— Start of SOURCE EXCERPT —

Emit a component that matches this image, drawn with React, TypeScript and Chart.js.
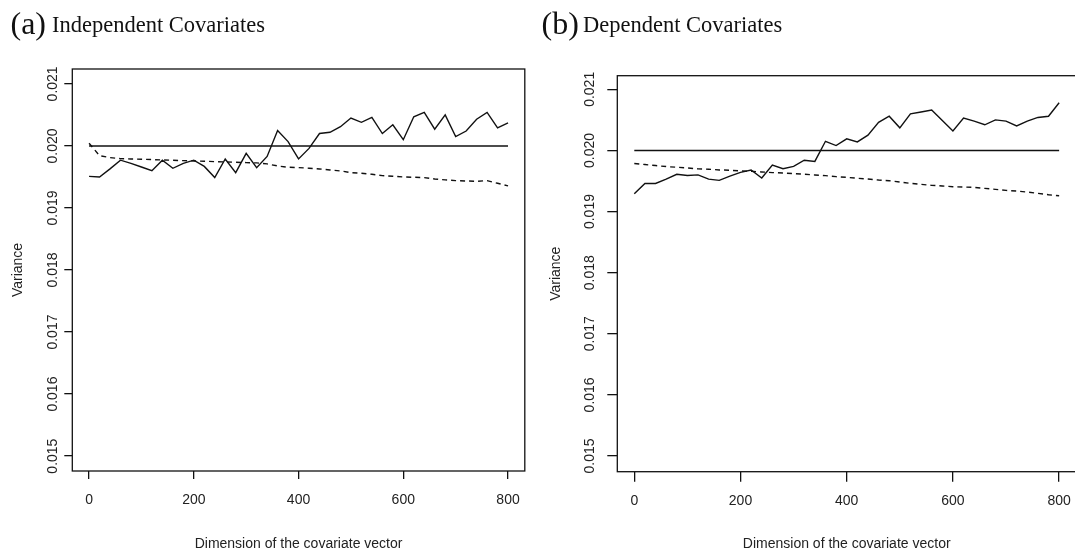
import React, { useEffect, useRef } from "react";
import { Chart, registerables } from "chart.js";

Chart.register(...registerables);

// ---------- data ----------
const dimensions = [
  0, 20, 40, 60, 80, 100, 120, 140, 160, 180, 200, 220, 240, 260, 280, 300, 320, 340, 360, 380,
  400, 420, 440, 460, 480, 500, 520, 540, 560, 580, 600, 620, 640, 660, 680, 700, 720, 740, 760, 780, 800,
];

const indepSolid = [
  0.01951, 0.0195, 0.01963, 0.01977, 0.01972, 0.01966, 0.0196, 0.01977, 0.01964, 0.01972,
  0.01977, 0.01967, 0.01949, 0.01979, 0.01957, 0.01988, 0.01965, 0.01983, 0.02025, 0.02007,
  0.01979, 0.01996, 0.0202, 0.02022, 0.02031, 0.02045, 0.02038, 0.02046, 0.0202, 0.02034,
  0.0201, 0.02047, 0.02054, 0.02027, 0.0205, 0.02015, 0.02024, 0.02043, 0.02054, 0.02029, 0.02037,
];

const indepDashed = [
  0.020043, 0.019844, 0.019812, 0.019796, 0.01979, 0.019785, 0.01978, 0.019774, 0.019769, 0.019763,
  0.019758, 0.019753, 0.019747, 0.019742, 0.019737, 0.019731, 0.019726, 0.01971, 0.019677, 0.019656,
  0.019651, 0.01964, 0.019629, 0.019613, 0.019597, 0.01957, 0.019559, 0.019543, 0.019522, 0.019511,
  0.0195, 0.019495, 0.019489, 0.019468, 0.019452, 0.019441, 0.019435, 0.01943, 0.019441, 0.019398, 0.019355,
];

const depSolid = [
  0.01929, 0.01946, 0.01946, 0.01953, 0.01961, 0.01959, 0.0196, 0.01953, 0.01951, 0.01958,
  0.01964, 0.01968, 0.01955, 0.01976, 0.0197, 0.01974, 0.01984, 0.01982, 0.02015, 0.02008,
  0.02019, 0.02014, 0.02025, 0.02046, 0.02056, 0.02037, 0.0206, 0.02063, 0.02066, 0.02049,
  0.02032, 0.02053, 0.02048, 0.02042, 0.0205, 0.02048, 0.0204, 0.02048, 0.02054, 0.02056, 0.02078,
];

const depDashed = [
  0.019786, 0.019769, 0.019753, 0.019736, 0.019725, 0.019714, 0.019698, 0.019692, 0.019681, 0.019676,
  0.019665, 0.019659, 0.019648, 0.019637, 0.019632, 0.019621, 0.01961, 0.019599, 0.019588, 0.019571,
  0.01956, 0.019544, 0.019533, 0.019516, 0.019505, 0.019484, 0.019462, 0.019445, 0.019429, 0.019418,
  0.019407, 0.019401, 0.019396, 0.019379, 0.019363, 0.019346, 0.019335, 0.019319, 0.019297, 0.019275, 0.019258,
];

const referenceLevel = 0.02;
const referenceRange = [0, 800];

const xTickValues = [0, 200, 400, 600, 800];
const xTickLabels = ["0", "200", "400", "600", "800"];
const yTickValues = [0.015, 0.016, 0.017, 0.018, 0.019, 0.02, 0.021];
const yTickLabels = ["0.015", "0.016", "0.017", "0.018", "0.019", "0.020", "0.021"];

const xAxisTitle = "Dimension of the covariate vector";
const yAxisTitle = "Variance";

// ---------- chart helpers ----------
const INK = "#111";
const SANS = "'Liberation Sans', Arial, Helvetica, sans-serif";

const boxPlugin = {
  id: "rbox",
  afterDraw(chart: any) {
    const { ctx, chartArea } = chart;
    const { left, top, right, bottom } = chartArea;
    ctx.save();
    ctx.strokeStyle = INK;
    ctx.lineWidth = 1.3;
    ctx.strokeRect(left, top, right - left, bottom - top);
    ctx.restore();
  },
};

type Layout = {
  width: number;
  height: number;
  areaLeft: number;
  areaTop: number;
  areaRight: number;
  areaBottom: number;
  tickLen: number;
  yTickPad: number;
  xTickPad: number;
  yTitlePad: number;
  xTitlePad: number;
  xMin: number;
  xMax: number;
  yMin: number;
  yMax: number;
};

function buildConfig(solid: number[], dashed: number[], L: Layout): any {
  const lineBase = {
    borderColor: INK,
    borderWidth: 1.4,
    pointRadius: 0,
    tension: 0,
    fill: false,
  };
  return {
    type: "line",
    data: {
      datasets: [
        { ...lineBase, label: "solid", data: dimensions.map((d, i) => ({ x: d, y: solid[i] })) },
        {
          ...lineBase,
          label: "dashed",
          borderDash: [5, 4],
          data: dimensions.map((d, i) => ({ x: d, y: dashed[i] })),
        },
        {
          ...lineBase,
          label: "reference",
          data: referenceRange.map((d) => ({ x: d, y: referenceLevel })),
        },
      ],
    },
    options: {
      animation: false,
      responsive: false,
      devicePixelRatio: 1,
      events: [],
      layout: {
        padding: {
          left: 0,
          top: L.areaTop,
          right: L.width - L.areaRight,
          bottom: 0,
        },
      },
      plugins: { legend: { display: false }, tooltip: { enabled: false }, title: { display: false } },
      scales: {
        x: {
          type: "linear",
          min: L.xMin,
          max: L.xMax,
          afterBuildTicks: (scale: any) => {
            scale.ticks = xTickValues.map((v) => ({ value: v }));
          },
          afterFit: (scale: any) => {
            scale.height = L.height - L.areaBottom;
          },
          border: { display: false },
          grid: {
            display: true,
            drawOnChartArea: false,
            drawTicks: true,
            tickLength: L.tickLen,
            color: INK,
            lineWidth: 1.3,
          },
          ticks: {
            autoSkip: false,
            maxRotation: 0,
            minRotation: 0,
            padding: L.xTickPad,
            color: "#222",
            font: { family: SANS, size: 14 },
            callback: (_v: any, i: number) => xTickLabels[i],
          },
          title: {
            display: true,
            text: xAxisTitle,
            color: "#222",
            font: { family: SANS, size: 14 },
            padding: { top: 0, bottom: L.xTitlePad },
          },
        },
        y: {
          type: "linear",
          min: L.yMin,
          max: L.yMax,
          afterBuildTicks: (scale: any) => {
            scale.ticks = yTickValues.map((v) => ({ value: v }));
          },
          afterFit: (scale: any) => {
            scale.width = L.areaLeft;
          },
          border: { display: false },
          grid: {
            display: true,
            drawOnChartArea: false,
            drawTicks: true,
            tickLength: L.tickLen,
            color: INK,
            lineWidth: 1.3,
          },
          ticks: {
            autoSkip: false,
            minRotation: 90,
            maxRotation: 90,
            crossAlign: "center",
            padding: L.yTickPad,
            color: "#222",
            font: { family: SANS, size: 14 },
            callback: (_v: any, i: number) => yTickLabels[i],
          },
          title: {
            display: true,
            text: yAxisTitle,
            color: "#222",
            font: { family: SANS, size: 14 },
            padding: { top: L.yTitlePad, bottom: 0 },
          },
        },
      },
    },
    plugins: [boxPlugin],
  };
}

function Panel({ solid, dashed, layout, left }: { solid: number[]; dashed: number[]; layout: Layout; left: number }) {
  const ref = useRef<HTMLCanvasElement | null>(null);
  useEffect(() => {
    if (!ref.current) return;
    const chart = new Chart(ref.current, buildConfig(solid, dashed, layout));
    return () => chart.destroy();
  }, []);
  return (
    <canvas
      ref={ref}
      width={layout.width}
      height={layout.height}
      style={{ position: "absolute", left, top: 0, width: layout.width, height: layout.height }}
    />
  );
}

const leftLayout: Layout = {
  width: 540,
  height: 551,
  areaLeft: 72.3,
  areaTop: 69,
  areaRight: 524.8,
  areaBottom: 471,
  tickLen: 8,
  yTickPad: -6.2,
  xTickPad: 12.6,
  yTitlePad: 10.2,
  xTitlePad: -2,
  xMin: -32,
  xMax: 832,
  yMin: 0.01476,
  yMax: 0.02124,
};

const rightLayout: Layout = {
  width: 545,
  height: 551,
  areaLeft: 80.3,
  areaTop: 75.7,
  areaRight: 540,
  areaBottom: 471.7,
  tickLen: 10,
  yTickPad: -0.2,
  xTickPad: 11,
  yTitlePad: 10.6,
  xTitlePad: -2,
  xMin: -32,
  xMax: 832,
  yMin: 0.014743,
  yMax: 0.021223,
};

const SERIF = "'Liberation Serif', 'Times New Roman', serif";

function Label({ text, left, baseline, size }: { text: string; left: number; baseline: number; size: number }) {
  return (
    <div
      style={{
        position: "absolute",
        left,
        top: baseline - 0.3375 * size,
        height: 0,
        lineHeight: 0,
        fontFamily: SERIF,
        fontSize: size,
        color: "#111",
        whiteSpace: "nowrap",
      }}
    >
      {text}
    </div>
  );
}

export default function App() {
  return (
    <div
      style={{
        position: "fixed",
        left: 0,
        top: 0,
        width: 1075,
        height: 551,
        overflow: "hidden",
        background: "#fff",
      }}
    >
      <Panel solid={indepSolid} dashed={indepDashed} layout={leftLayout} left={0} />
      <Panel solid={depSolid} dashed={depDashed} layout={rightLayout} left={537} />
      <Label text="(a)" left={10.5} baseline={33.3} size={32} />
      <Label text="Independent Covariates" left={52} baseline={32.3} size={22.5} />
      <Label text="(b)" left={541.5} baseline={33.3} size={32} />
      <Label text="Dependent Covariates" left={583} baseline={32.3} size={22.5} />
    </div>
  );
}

— End of SOURCE EXCERPT —

### WHAT TO DO
Copy out every line with the word "React".

### RESPONSE BELOW
Emit a component that matches this image, drawn with React, TypeScript and Chart.js.
import React, { useEffect, useRef } from "react";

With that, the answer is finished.